H4 test results were rejected. This result can be seen from the significance value of 0.769 (> 0.05). This result can be interpreted that companies that have large tunneling incentives do not necessarily take tax avoidance, and vice versa. This results are not in line with the research of Tang (2016) that one of the tax avoidance incentives is tunneling. The statement is reinforced by the results of descriptive analysis of tunneling incentive and tax avoidance which shows that they are in the low category and indicate that tunneling incentive do not have a positive effect on tax avoidance.
H5 testing obtained a significance value of 0.099 (> 0.05). So H5 is rejected. This result states that tax avoidance is not influenced by the bonus plan through transfer pricing. These results indicate that if the bonus plan is high, then the ETR value will be low. If the ETR value is low, then the company manager will try to increase the ETR by lowering profits not by increasing profits. Research Wafiroh & Hapsari (2015) supports that the bonus plan does not affect the transfer pricing because the increase in profits of a company that has a fairly high ratio but the company that experienced an increase in profits is not indicated to do transfer pricing.
H6 testing obtained a significance value of 0.327 (> 0.05) which means that H6 was rejected. This result proves that tax avoidance is not influenced by debt covenants through transfer pricing.
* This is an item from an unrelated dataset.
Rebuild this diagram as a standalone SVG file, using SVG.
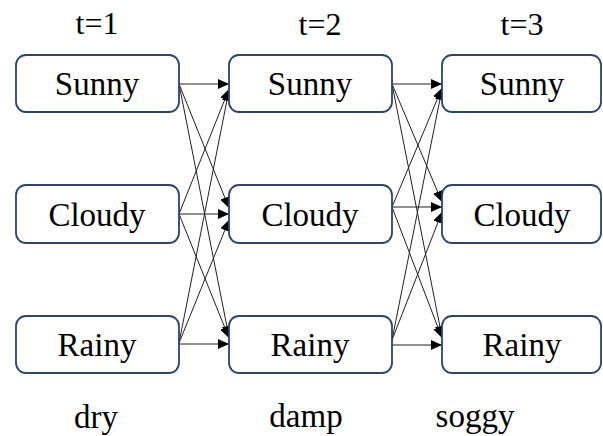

To loosen the limits of credit rules contained in debt covenants, mining companies do not use transfer pricing to make high profits. This is supported by research Indrasti (2016) that the practice of transfer pricing is not influenced by debt covenants.
H7 testing obtained a significance value of 0.128 (> 0.05) so that H7 was rejected. Generally, the public or investors will prefer to see companies that have a larger size as a material in comparison to investing. This makes the company's managers in submitting financial statements more careful and open so that the tendency to increase profits by transfer pricing is low.
H8 testing obtained a significance value of 0.927 (> 0.05) which means that H8 was rejected. Tunneling in research uses a proxy for foreign ownership. This result explains if foreign ownership does not utilize their voting rights to instruct managers to implement transfer pricing practices in the case of tax avoidance activities. This is reinforced by the results of research Saifudin & Putri (2018) that transfer pricing is not affected by tunneling incentives and the results of descriptive analysis also indicate that the transfer pricing action is still very low carried out by mining companies.
This study can be concluded that the bonus plan and debt covenants have an influence with a positive and significant direction on ETR or negative effect on tax avoidance. Firm size and tunneling incentive do not have a significant effect on tax avoidance. While the effect of bonus plans, debt covenants, firm size and tunneling incentives to tax avoidance is not mediated by transfer pricing.
For further researchers, other types of companies can be used as research samples, so the research sample is not limited to the mining sector. For further researchers, can use other variables that can affect tax avoidance and can be used as an intervening variable.